A whole lot of other readers, of course, adored these books and made them tremendous bestsellers. I read somewhere that Paula Hawkins, who wrote The Girl in the Train, is now richer than J.K. Rowling.

So I’d never tell anybody to avoid the unreliable narrator. Personally, I enjoy those books, because I have fun reading between the lines. It’s like playing a game with the author.

You still have the close reader-writer bond, but the author is challenging the reader to a game, rather than telling a straightforward story.

Other readers may dislike the author for it, because they don’t read to play games. If you write this kind of thriller, brace yourself for some nasty one-stars. But you might cry all the way to the bank.

Link to the rest at Anne R. Allen’s Blog… with Ruth Harris

6 thoughts on “Why Can’t a Novelist Write Like a Screenwriter?”

  1. Like so many writing “don’t” commands, the key isn’t what you do but *how* you do it.

    Pretty much every “don’t” has at one time or another been done successfully by somebody who understands the conventional wisdom and knows how to use it to their advantage.

    When it comes to distasteful protagonists they don’t come much worse than Gully Foyle in Alfred Bester’s THE STARS MY DESTINATION (aka, TIGER! TIGER! his original title).

    https://www.amazon.com/Stars-My-Destination-Alfred-Bester-ebook/dp/B0BRKVSVTM/ref=sr_1_1?crid=3GH2G1BSAUVXM&keywords=the+stars+my+destination+by+alfred+bester&qid=1688384108&sprefix=alfred+bester%2Caps%2C172&sr=8-1

    Gully Foyle is lazy, uneducated, a scummy bully, who graduates to monomaniacal murderer and rapist on an arc, not of redemption, but of vengeance, who drags down and destroys even those trying to help him. It is set in a corrupt and degenerate age to boot.

    It uses pretty much every don’t of the age and a few that were acceptable then but unacceptable today. Yet it works brilliantly.

    Bester nails everything, setting, characters, pacing, plot, climax… The story is rated among the best SF novels of all time and reads as fresh today as in 1953 when he wrote it while living in London for a year.

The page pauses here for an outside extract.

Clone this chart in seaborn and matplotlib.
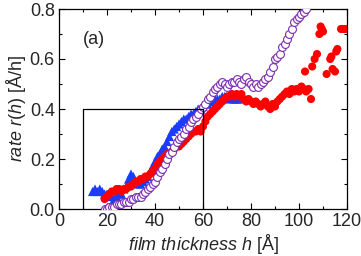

    BTW, Bester is an oddity in that he only wrote a handful of SF novels (4), all brilliant, despite being active for decades.

    Skill matters.

    • That’s all the examples that came to my mind when I read that “don’t” rule. Maybe if you are calling that first chapter Prologue instead of Chapter 1 you are warning the reader so you can break the rule.

  2. I’ve never read Gone Girl and Girl on a Train. But I can believe that readers despise despicable characters. No one likes spending time in the POV of an idiot or a jerk. I warn writers not to have their protagonists carry the idiot ball to advance the plot. The best mistakes the protagonists can make are the ones that the audience is rooting for them to make.

    Rachel in “The Ring” was playing by primal laws about how to deal with ghosts, and the audience was rooting for her to play by those rules. We cheer when she finds Samara’s bones, and plans to give Samara a proper burial. That’s always the last “step” when dealing with ghosts. So when it turned out the ghost was playing by a completely different set of rules we didn’t think Rachel was stupid for doing what we wanted her to do. We’re just impressed about the twist, and fearful for her and Aiden.

    As for movie advantages — movies can have “stunt casting.” Drew Barrymore’s death was shocking in Scream precisely because she’s Drew Barrymore and we “know” a big-name actress will not be playing someone who dies in the first five minutes. Her appearance in the posters and the trailers would lead audiences to assume that her presence means she’s going to play a major character.

    The closest books can come to “stunt casting” is with archetypes, e.g., like when JK Rowling used a non-evil talking snake in the first Harry Potter book. And it has to be an archetype, because stereotypes don’t always translate from one generation to the next, or from one place to the next. I mean, Michael Caine said no British director would have cast him to play the character he played in “Zulu” because of his accent (I gather his was the wrong class). He was fortunate that to Americans, all British accents sound the same. But in Western civ, we’re all on the same page about talking snakes.

  3. Mr Kotter, Mr Kotter!
    Ooohh, pick me! Pick me!

    It’s because they’re different forms of media!
    Because they rely on different narrative tools, techniques, and tropes.
    And the audience has very different expectations.

    And because screenplays alone a video do not make. The actors, director, cinematographer, and score all help set the tone and mood to sell twists and concepts most authors struggle to present.

    A novelist must do everything just with words. It’s harder.
    Screenplay novelizations require a distinct skill. Some can do it and make it work but not everybody.

    Just as some novels are effectively unfilmable because their narrative doesn’t translate to a visual medium or the adapter is compelled to put their own spin on the material, even if it destroys everything the novel intends. (STARSHIP TROOPERS, FOUNDATION, among many.)

    • There’s this, but I’m also skeptical about whether or not this “dislike” of killing off a POV character applies to the genres of crime / mystery and horror. We routinely see a POV character killed off in these scenarios, but in these stories there’s also an established main character. The reader knows the character is a red shirt, as it were, especially if the death is in a prologue.

      I’ve never felt betrayed in that scenario, and I’m genuinely surprised to know that some people are; this reaction only makes sense outside of the genres of mystery and horror. There’s also the “back of the book” factor: If you know from the back of the book that say, Miss Marple is investigating a murder, are you really shocked and betrayed that the murder victim is killed off in the first scene? I’m struggling to understand this notion. The reader read the back of the book, they know who the protagonist is.

      I guess you can bop the readers over the head by putting a dateline at the beginning of the chapter, e.g., “two weeks ago, six years ago, etc.” But still.